A successful pitch takes more than a great idea. That is certainly a critical starting point, it is just one piece of what makes a pitch convincing to investors, to potential partners, and to your audience at large. The best ways to foster that conviction is always in flux and shifts constantly as the greater startup industry itself changes shape.
While there will never be an entirely foolproof strategy to convince everyone of your quality, there are some continually evolving best practices that are worthy of your consideration.
Before we get into all of the specific tactics, it’s important not to forget about that idea step. Too many intrepid new business owners imagine something game-changing, but that’s also too difficult or too unwieldy to build. This is the exact opposite of what investors are generally interested in. For the most part, all they want to see is something that fills a need, and more importantly, something that stands a real chance of making money.
Your product doesn’t have to be sexy, just something that people or businesses want that you believe you can package in a better way than anyone else has. Your idea can still be ingenious, it can still be innovative, and important, but above all, it needs to be really and truly feasible.
The next step is to find a way to convince people of both the real application of your idea, and the chance of making it into a reality. That all starts with how you present yourself and your team. Investors want to see experience. They want to understand clearly that you are capable of selling something, and you have the history to back it up.
For many young, new entrepreneurs, this is a brutal catch-22. How can you build the experience you need if no one is taking you seriously in the first place because of your lack of experience? The only way to combat that is to look at yourself and recognize the valuable intangibles that you bring to the table in the place of years of experience.
Whether it be passion, the depth of your knowledge of the market, or your general product developments intelligence, these elements are what will make investors take notice of you. No one, but you can determine what those are, and they are what you need to bring to the table every time you sit down to share your pitch.
You’re going to need to be adaptable too. Many investors like a CEO that they can work with. Someone who’s willing to take their advice, and be transparent with all the elements of their business. This is something that you should be upfront about right away. You want to create a successful product, and even if the final result might not appear exactly like what you envision, that should always be the end goal. Hopefully you can work with investors to make sure that every pivot is still in line with the dream that you’re trying to bring into the world.

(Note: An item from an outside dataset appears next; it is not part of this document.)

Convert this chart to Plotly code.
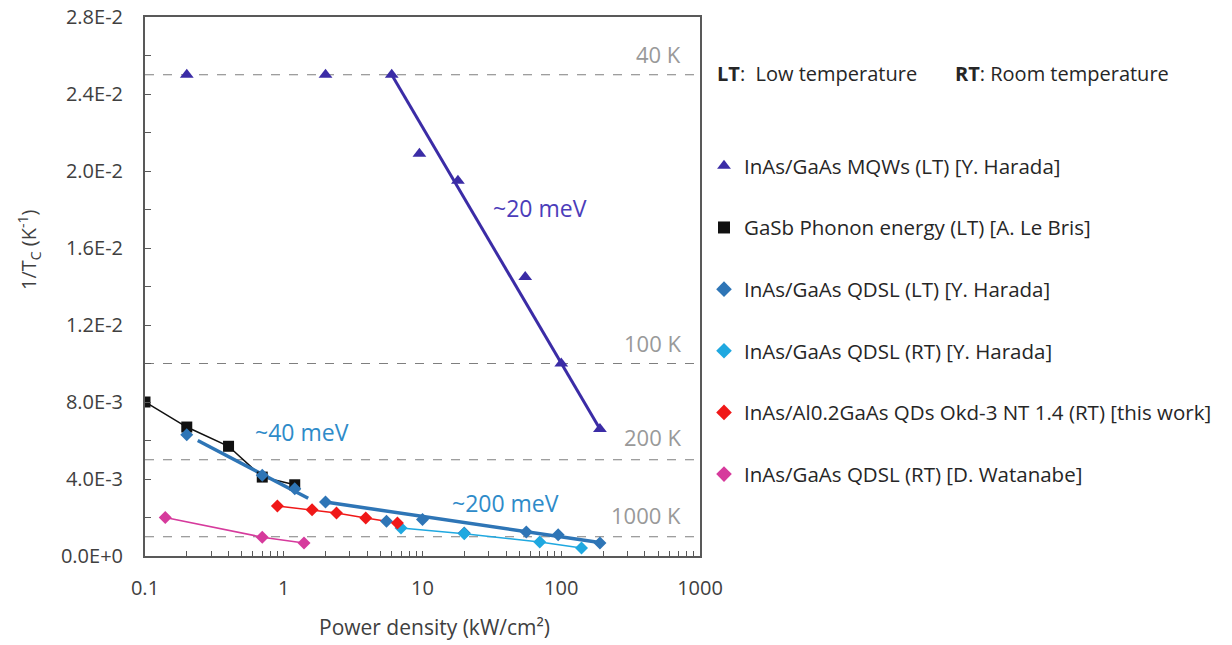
import plotly.graph_objects as go

# ---------------- data ----------------
mqw_x = [0.2, 2, 6, 9.5, 18, 55, 100, 190]
mqw_y = [0.0250, 0.0250, 0.0250, 0.0209, 0.0195, 0.0145, 0.0100, 0.0066]
mqw_fit_x = [6, 190]
mqw_fit_y = [0.0250, 0.0066]

gasb_x = [0.1, 0.2, 0.4, 0.7, 1.2]
gasb_y = [0.0080, 0.0067, 0.0057, 0.0041, 0.0037]

qdsl_lt_x = [0.2, 0.7, 1.2, 2, 5.5, 10, 20, 56, 95, 190]
qdsl_lt_y = [0.0063, 0.0042, 0.0035, 0.0028, 0.0018, 0.0019, 0.0012, 0.00125, 0.0011, 0.00068]
fit40_x = [0.24, 1.5]
fit40_y = [0.0060, 0.0030]
fit200_x = [2, 200]
fit200_y = [0.0028, 0.00068]

qdsl_rt_x = [7, 20, 70, 140]
qdsl_rt_y = [0.00145, 0.00115, 0.00073, 0.00042]

red_x = [0.9, 1.6, 2.4, 3.9, 6.6]
red_y = [0.0026, 0.0024, 0.00223, 0.00197, 0.00171]

pink_x = [0.14, 0.7, 1.4]
pink_y = [0.0020, 0.00098, 0.00068]

temp_lines = [0.025, 0.010, 0.005, 0.001]
temp_labels = ["40 K", "100 K", "200 K", "1000 K"]
temp_label_y = [0.0261, 0.01106, 0.0062, 0.00213]

y_tickvals = [0, 0.004, 0.008, 0.012, 0.016, 0.020, 0.024, 0.028]
y_ticktext = ["0.0E+0", "4.0E-3", "8.0E-3", "1.2E-2", "1.6E-2", "2.0E-2", "2.4E-2", "2.8E-2"]
x_decades = [0.1, 1, 10, 100, 1000]
x_decade_labels = ["0.1", "1", "10", "100", "1000"]

# x ticks: labelled decades plus unlabelled 2..9 sub-ticks
x_tickvals, x_ticktext = [], []
for d, lab in zip(x_decades, x_decade_labels):
    x_tickvals.append(d)
    x_ticktext.append(lab)
    if d < 1000:
        for m in range(2, 10):
            x_tickvals.append(m * d)
            x_ticktext.append("")

# ---------------- styles ----------------
C_IND = "#3B2CA6"
C_BLK = "#111111"
C_DB = "#2E75B6"
C_CY = "#1FA8E0"
C_RED = "#F01818"
C_PINK = "#D63A9C"
FONT = "Open Sans"
TXT = "#404040"

# plot-area pixel geometry (reference): x 145..700, y 17..556
PX_L, PX_R, PX_T, PX_B = 145, 700, 17, 556
W_PLOT, H_PLOT = PX_R - PX_L, PX_B - PX_T


def px_x(p):
    return (p - PX_L) / W_PLOT


def px_y(p):
    return (PX_B - p) / H_PLOT


fig = go.Figure()


def line(x, y, color, width):
    fig.add_trace(go.Scatter(x=x, y=y, mode="lines", line=dict(color=color, width=width),
                             showlegend=False, hoverinfo="skip"))


line(mqw_fit_x, mqw_fit_y, C_IND, 3)
line(gasb_x, gasb_y, C_BLK, 1.5)
line(fit40_x, fit40_y, C_DB, 3.5)
line(fit200_x, fit200_y, C_DB, 3.5)
line(qdsl_rt_x, qdsl_rt_y, C_CY, 1.5)
line(red_x, red_y, C_RED, 1.5)
line(pink_x, pink_y, C_PINK, 1.5)


def pts(x, y, name, grp, symbol, size, color):
    fig.add_trace(go.Scatter(x=x, y=y, mode="markers", name=name, legendgroup=grp,
                             marker=dict(symbol=symbol, size=size, color=color)))


pts(mqw_x, mqw_y, "InAs/GaAs MQWs (LT) [Y. Harada]", "a", "triangle-up", 12, C_IND)
pts(gasb_x, gasb_y, "GaSb Phonon energy (LT) [A. Le Bris]", "b", "square", 11, C_BLK)
pts(qdsl_lt_x, qdsl_lt_y, "InAs/GaAs QDSL (LT) [Y. Harada]", "c", "diamond", 10, C_DB)
pts(qdsl_rt_x, qdsl_rt_y, "InAs/GaAs QDSL (RT) [Y. Harada]", "d", "diamond", 10, C_CY)
pts(red_x, red_y, "InAs/Al0.2GaAs QDs Okd-3 NT 1.4 (RT) [this work]", "e", "diamond", 10, C_RED)
pts(pink_x, pink_y, "InAs/GaAs QDSL (RT) [D. Watanabe]", "f", "diamond", 10, C_PINK)

shapes = []
for v in temp_lines:
    shapes.append(dict(type="line", xref="paper", x0=0, x1=1, yref="y", y0=v, y1=v,
                       line=dict(color="#7f7f7f", width=1.2, dash="dash"), layer="below"))

annotations = []
for lab, yv in zip(temp_labels, temp_label_y):
    annotations.append(dict(text=lab, xref="paper", x=px_x(683), xanchor="right", yref="y", y=yv,
                            yanchor="middle", showarrow=False, font=dict(family=FONT, size=22, color="#999999")))
annotations += [
    dict(text="~20 meV", x=1.846, y=0.0181, xref="x", yref="y", showarrow=False,
         font=dict(family=FONT, size=23, color="#4B3DBA")),
    dict(text="~40 meV", x=0.133, y=0.00645, xref="x", yref="y", showarrow=False,
         font=dict(family=FONT, size=23, color="#2E8BC9")),
    dict(text="~200 meV", x=1.595, y=0.00275, xref="x", yref="y", showarrow=False,
         font=dict(family=FONT, size=23, color="#2E8BC9")),
    dict(text="<b>LT</b>:  Low temperature", xref="paper", yref="paper", x=px_x(715), y=px_y(74),
         xanchor="left", yanchor="middle", showarrow=False, font=dict(family=FONT, size=20, color="#262626")),
    dict(text="<b>RT</b>: Room temperature", xref="paper", yref="paper", x=px_x(953), y=px_y(74),
         xanchor="left", yanchor="middle", showarrow=False, font=dict(family=FONT, size=20, color="#262626")),
    dict(text="1/T<sub>C</sub> (K<sup>-1</sup>)", xref="paper", yref="paper", x=px_x(29), y=px_y(250),
         textangle=-90, xanchor="center", yanchor="middle", showarrow=False,
         font=dict(family=FONT, size=20, color=TXT)),
    dict(text="Power density (kW/cm²)", xref="paper", yref="paper", x=px_x(434), y=px_y(627),
         xanchor="center", yanchor="middle", showarrow=False,
         font=dict(family=FONT, size=21, color=TXT)),
]

fig.update_layout(
    width=1232, height=645,
    margin=dict(l=PX_L, r=1232 - PX_R, t=PX_T, b=645 - PX_B),
    paper_bgcolor="white", plot_bgcolor="white",
    font=dict(family=FONT, size=16, color=TXT),
    shapes=shapes, annotations=annotations,
    legend=dict(x=px_x(704), xanchor="left", y=px_y(146), yanchor="top", tracegroupgap=32,
                font=dict(family=FONT, size=20.5, color="#262626"), itemsizing="constant",
                bgcolor="rgba(0,0,0,0)"),
    showlegend=True,
)
fig.update_xaxes(type="log", range=[-1, 3], tickmode="array", tickvals=x_tickvals, ticktext=x_ticktext,
                 ticks="inside", ticklen=5, tickcolor="#595959", ticklabelstandoff=13,
                 ticklabeloverflow="allow",
                 showgrid=False, zeroline=False, showline=True, linecolor="#595959", linewidth=2, mirror=True,
                 automargin=False,
                 tickfont=dict(family=FONT, size=20, color=TXT))
fig.update_yaxes(range=[0, 0.028], tickvals=y_tickvals, ticktext=y_ticktext,
                 ticks="inside", ticklen=6, tickcolor="#595959", ticklabelstandoff=16,
                 ticklabeloverflow="allow",
                 minor=dict(dtick=0.002, ticks="inside", ticklen=6, tickcolor="#595959", showgrid=False),
                 showgrid=False, zeroline=False, showline=True, linecolor="#595959", linewidth=2, mirror=True,
                 automargin=False,
                 tickfont=dict(family=FONT, size=20, color=TXT))

fig.write_html("out.html", config={"displayModeBar": False},
               post_script="document.body.style.margin='0';")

Once you’ve figured out how you are going to present yourself, the next step is to show off the team that’s going to be building the product. More and more, the team is what investors want to hear about most. They are what’s going to make the product a real, testable thing. If an investor can’t have faith in the people that are going to execute on your vision then there’s not a chance in hell that they will give you the time of day (or their money for that matter).
Hopefully you have people with experience, both in product development and business, each with the skillsets and backgrounds that will play off each other perfectly to build a well-oiled machine.
And of course, last but not least is the product (or service). Ideas are great, but products are all that really matter at the end of the day. A clear vision of what it is, how it’s going to sell, and how you’re going to get from Point A (the idea) to Point B (the product) are the pieces that investors need to hear.
If you can project your business plan with confidence, and articulate very clearly what exactly you’re building then you should be in a good position to be given real consideration. The best way to do this is to have real, anecdotal examples of how people or businesses are going to benefit from what you are putting on offer. A “picture this” moment if you will or an elevator pitch.
Now it’s just a matter of the investor seeing that benefit both in terms of potential revenue and real impact. Share your history, share your passion, and share your story. If you can truly move them with the depth of your dedication and the scope of your plan then you’ve got it made.